(Exercise goal): Every line of the listing must be reproduced as it stands. Leave the images behind.

####################

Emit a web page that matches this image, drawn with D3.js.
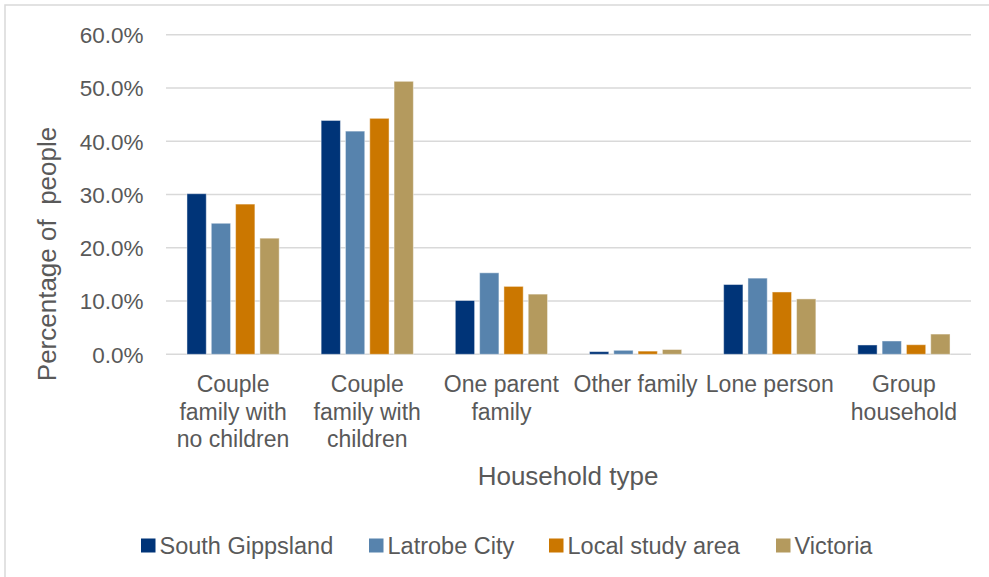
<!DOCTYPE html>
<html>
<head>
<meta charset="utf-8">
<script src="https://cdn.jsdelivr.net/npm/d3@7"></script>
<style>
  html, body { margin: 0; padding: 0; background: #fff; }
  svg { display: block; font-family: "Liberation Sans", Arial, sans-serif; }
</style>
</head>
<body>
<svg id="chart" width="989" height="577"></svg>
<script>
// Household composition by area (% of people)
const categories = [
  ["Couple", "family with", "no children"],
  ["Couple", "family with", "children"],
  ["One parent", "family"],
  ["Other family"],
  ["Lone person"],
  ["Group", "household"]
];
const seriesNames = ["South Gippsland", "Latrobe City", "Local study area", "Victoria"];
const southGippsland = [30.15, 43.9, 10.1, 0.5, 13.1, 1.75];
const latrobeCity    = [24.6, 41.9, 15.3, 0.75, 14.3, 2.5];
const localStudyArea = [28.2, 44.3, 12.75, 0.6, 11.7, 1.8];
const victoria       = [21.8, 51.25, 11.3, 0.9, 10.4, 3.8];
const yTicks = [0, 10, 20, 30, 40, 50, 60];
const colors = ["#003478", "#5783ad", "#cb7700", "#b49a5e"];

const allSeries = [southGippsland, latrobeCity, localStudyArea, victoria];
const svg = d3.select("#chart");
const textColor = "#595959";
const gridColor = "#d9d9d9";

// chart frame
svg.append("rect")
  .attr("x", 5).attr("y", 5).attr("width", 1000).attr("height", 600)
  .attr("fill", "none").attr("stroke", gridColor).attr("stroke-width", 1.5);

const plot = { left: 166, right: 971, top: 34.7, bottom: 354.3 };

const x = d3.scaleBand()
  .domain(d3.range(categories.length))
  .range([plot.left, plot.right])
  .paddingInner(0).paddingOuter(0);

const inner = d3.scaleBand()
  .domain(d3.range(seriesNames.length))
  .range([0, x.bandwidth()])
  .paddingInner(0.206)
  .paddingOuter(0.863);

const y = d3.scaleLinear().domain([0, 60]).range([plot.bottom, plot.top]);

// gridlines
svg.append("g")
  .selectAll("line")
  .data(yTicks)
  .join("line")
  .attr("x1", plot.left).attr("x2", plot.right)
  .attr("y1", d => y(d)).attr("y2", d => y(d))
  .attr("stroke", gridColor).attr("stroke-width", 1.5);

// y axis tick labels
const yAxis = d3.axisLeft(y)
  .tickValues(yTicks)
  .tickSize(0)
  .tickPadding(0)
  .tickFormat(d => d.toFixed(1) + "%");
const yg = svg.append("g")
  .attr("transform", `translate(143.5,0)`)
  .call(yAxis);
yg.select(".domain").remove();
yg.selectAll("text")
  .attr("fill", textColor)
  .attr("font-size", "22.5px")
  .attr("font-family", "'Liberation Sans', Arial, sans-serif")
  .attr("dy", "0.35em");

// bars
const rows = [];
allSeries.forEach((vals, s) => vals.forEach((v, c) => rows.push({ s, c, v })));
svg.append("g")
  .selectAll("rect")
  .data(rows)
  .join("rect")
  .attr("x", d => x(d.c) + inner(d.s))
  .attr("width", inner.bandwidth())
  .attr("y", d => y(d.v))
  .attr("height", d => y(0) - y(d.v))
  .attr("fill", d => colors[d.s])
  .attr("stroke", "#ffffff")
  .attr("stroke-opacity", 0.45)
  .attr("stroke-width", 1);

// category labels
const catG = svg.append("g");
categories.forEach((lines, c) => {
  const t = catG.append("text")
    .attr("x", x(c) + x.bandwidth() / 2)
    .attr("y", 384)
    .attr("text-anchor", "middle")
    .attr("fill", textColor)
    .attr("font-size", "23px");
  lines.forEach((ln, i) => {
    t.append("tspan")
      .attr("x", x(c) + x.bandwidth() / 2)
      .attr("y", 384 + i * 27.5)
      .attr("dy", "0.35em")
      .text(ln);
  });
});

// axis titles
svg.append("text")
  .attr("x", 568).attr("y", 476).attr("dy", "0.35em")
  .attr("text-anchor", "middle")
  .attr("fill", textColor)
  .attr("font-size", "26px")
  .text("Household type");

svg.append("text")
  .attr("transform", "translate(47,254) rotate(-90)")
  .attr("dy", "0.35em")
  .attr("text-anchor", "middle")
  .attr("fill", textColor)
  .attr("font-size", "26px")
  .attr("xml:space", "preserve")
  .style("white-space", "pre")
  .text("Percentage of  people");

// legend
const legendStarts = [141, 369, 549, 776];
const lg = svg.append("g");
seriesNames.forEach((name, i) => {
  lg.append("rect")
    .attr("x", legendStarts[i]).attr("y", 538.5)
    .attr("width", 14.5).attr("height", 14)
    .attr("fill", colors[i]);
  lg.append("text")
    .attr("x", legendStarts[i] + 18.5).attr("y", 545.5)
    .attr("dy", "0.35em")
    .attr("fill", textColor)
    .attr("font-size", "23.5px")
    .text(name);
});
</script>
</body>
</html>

####################

(Response for this exercise):
Emit a web page that matches this image, drawn with D3.js.
<!DOCTYPE html>
<html>
<head>
<meta charset="utf-8">
<script src="https://cdn.jsdelivr.net/npm/d3@7"></script>
<style>
  html, body { margin: 0; padding: 0; background: #fff; }
  svg { display: block; font-family: "Liberation Sans", Arial, sans-serif; }
</style>
</head>
<body>
<svg id="chart" width="989" height="577"></svg>
<script>
// Household composition by area (% of people)
const categories = [
  ["Couple", "family with", "no children"],
  ["Couple", "family with", "children"],
  ["One parent", "family"],
  ["Other family"],
  ["Lone person"],
  ["Group", "household"]
];
const seriesNames = ["South Gippsland", "Latrobe City", "Local study area", "Victoria"];
const southGippsland = [30.15, 43.9, 10.1, 0.5, 13.1, 1.75];
const latrobeCity    = [24.6, 41.9, 15.3, 0.75, 14.3, 2.5];
const localStudyArea = [28.2, 44.3, 12.75, 0.6, 11.7, 1.8];
const victoria       = [21.8, 51.25, 11.3, 0.9, 10.4, 3.8];
const yTicks = [0, 10, 20, 30, 40, 50, 60];
const colors = ["#003478", "#5783ad", "#cb7700", "#b49a5e"];

const allSeries = [southGippsland, latrobeCity, localStudyArea, victoria];
const svg = d3.select("#chart");
const textColor = "#595959";
const gridColor = "#d9d9d9";

// chart frame
svg.append("rect")
  .attr("x", 5).attr("y", 5).attr("width", 1000).attr("height", 600)
  .attr("fill", "none").attr("stroke", gridColor).attr("stroke-width", 1.5);

const plot = { left: 166, right: 971, top: 34.7, bottom: 354.3 };

const x = d3.scaleBand()
  .domain(d3.range(categories.length))
  .range([plot.left, plot.right])
  .paddingInner(0).paddingOuter(0);

const inner = d3.scaleBand()
  .domain(d3.range(seriesNames.length))
  .range([0, x.bandwidth()])
  .paddingInner(0.206)
  .paddingOuter(0.863);

const y = d3.scaleLinear().domain([0, 60]).range([plot.bottom, plot.top]);

// gridlines
svg.append("g")
  .selectAll("line")
  .data(yTicks)
  .join("line")
  .attr("x1", plot.left).attr("x2", plot.right)
  .attr("y1", d => y(d)).attr("y2", d => y(d))
  .attr("stroke", gridColor).attr("stroke-width", 1.5);

// y axis tick labels
const yAxis = d3.axisLeft(y)
  .tickValues(yTicks)
  .tickSize(0)
  .tickPadding(0)
  .tickFormat(d => d.toFixed(1) + "%");
const yg = svg.append("g")
  .attr("transform", `translate(143.5,0)`)
  .call(yAxis);
yg.select(".domain").remove();
yg.selectAll("text")
  .attr("fill", textColor)
  .attr("font-size", "22.5px")
  .attr("font-family", "'Liberation Sans', Arial, sans-serif")
  .attr("dy", "0.35em");

// bars
const rows = [];
allSeries.forEach((vals, s) => vals.forEach((v, c) => rows.push({ s, c, v })));
svg.append("g")
  .selectAll("rect")
  .data(rows)
  .join("rect")
  .attr("x", d => x(d.c) + inner(d.s))
  .attr("width", inner.bandwidth())
  .attr("y", d => y(d.v))
  .attr("height", d => y(0) - y(d.v))
  .attr("fill", d => colors[d.s])
  .attr("stroke", "#ffffff")
  .attr("stroke-opacity", 0.45)
  .attr("stroke-width", 1);

// category labels
const catG = svg.append("g");
categories.forEach((lines, c) => {
  const t = catG.append("text")
    .attr("x", x(c) + x.bandwidth() / 2)
    .attr("y", 384)
    .attr("text-anchor", "middle")
    .attr("fill", textColor)
    .attr("font-size", "23px");
  lines.forEach((ln, i) => {
    t.append("tspan")
      .attr("x", x(c) + x.bandwidth() / 2)
      .attr("y", 384 + i * 27.5)
      .attr("dy", "0.35em")
      .text(ln);
  });
});

// axis titles
svg.append("text")
  .attr("x", 568).attr("y", 476).attr("dy", "0.35em")
  .attr("text-anchor", "middle")
  .attr("fill", textColor)
  .attr("font-size", "26px")
  .text("Household type");

svg.append("text")
  .attr("transform", "translate(47,254) rotate(-90)")
  .attr("dy", "0.35em")
  .attr("text-anchor", "middle")
  .attr("fill", textColor)
  .attr("font-size", "26px")
  .attr("xml:space", "preserve")
  .style("white-space", "pre")
  .text("Percentage of  people");

// legend
const legendStarts = [141, 369, 549, 776];
const lg = svg.append("g");
seriesNames.forEach((name, i) => {
  lg.append("rect")
    .attr("x", legendStarts[i]).attr("y", 538.5)
    .attr("width", 14.5).attr("height", 14)
    .attr("fill", colors[i]);
  lg.append("text")
    .attr("x", legendStarts[i] + 18.5).attr("y", 545.5)
    .attr("dy", "0.35em")
    .attr("fill", textColor)
    .attr("font-size", "23.5px")
    .text(name);
});
</script>
</body>
</html>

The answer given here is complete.